Mean Field Games (May 5-7-12-13 2015)


Mean-field games were introduced by Lasry and Lions and by Huang, Caines and Malhamé ten years ago. Their purpose is to describe asymptotic Nash equilibria within large population of controlled agents interacting with one another through the empirical distribution of the system. When players are driven by similar dynamics and subject to similar cost functionals, asymptotic equilibria are expected to obey some propagation of chaos, limiting the analysis of the whole population to the analysis of one single player and thus reducing the complexity.

The general program of the lectures is twofold. A first objective is to address the existence and possibly uniqueness of solutions to mean-field games or, equivalently, of equilibria to the asymptotic formulation. A second one is to justify the convergence of the equilibria of the finite-player-games to the solution (if unique) of the corresponding mean-field game, which, quite surprisingly, turns out to be a much more challenging question than it might seem at first sight.

Lecture 1. Forward-Backward Stochastic Differential Equations (PDF)

(May 5, 10:00-12:00, CDT Lecture Room 3)

In this first lecture, I will present forward-backward stochastic differential equations and the connection with optimal stochastic control. I will focus on two examples: (i) first, the interpretation of Hamilton-Jacobi-Bellman equation satisfied by the value function of the optimal control problem; (ii) second, the stochastic Pontryagin principle. I will discuss the main strategies for solving such a kind of equations.

Lecture 2. Introduction to Mean-Field Games: Examples (PDF)

(May 7, 10:00-12:00, CDT Lecture Room 3)

In this second lecture, I will present the concept of Mean-Field Games (MFG). I will start with Nash equilibria among a finite population of agents.
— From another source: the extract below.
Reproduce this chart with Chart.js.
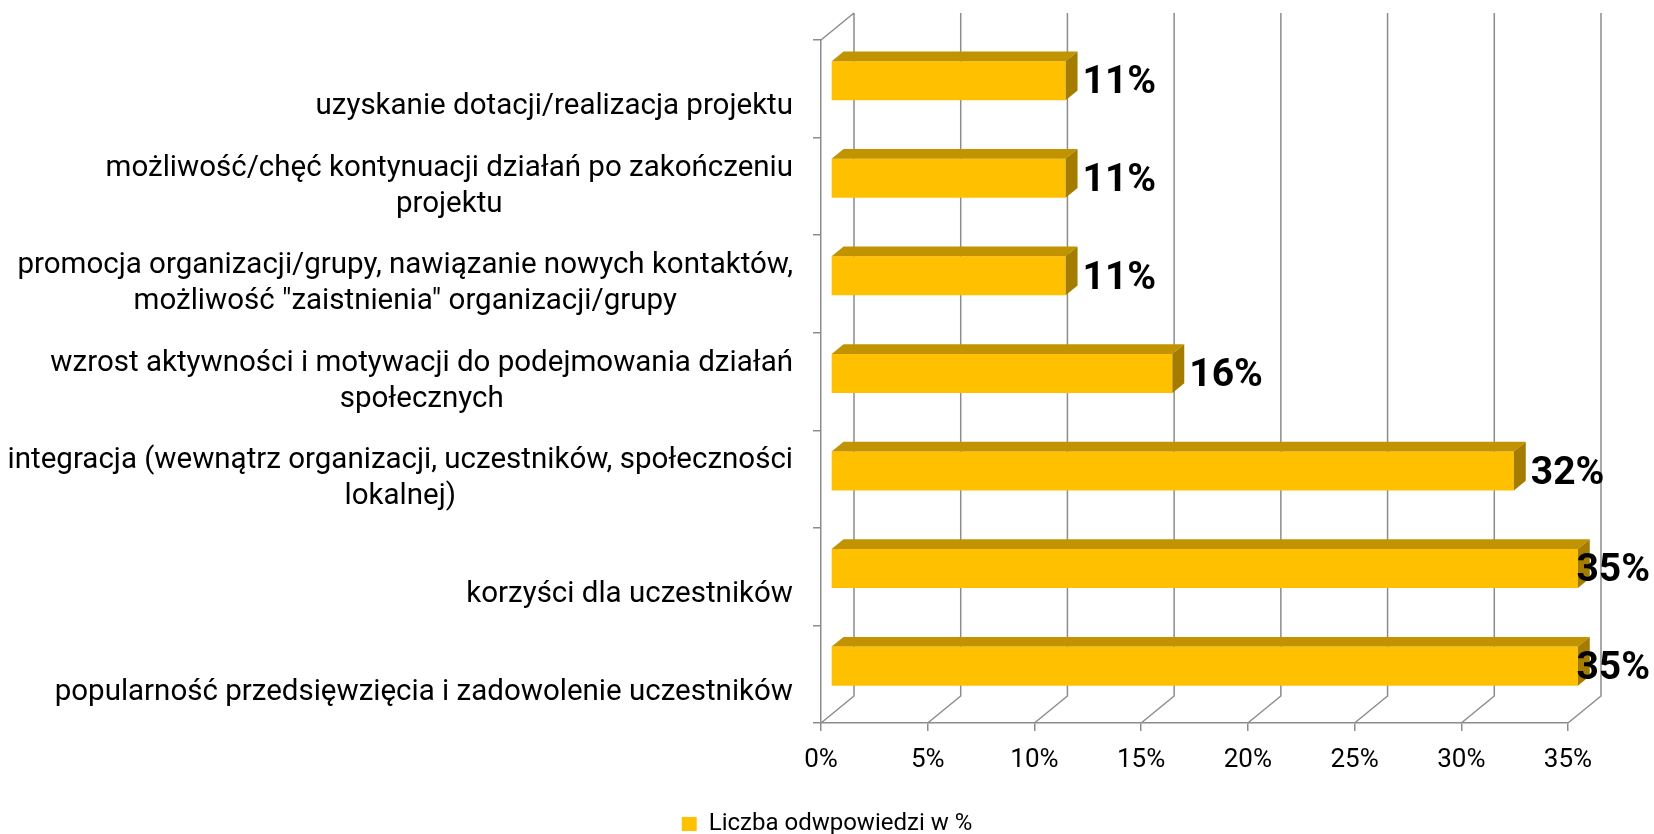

Then I will explain how to define a consensus in infinite population of agents interacting with one another in a mean-field way. For that purpose, I will recall what the propagation of chaos is. Then, I will detail some simple examples coming from economy or finance where the consensus can be explicitly found.

Lecture 3. Solvability of Mean-Field Games (PDF)

(May 12, 10:00-12:00, CDT Lecture Room 3)

In the third lecture, I will address the question of solvability of MFG. I will interpret the solution of a MFG as the solution of a FBSDE of McKean-Vlasov type. I will show how to prove existence by means of Schauder's theorem and present the Lasry Lions monotonicity conditions for uniqueness. Then, I will switch to the more difficult case when the players are subject to a common source of noise (in addition to idiosyncratic noises) and revisit existence and uniqueness in that extended framework.

Lecture 4. Master Equation (PDF)

(May 13, 14:00-16:00, CDT Lecture Room 3)

To finish with, I will show that MFG can be characterized by means of a PDE (called master equation), set on the space of probability measures. I will start with simple examples and then expose a more general strategy for solving the master equation. I will discuss extensions to the case when the players are subject to a common noise and also show that the master equation is a very useful tool for investigating approximated equilibria.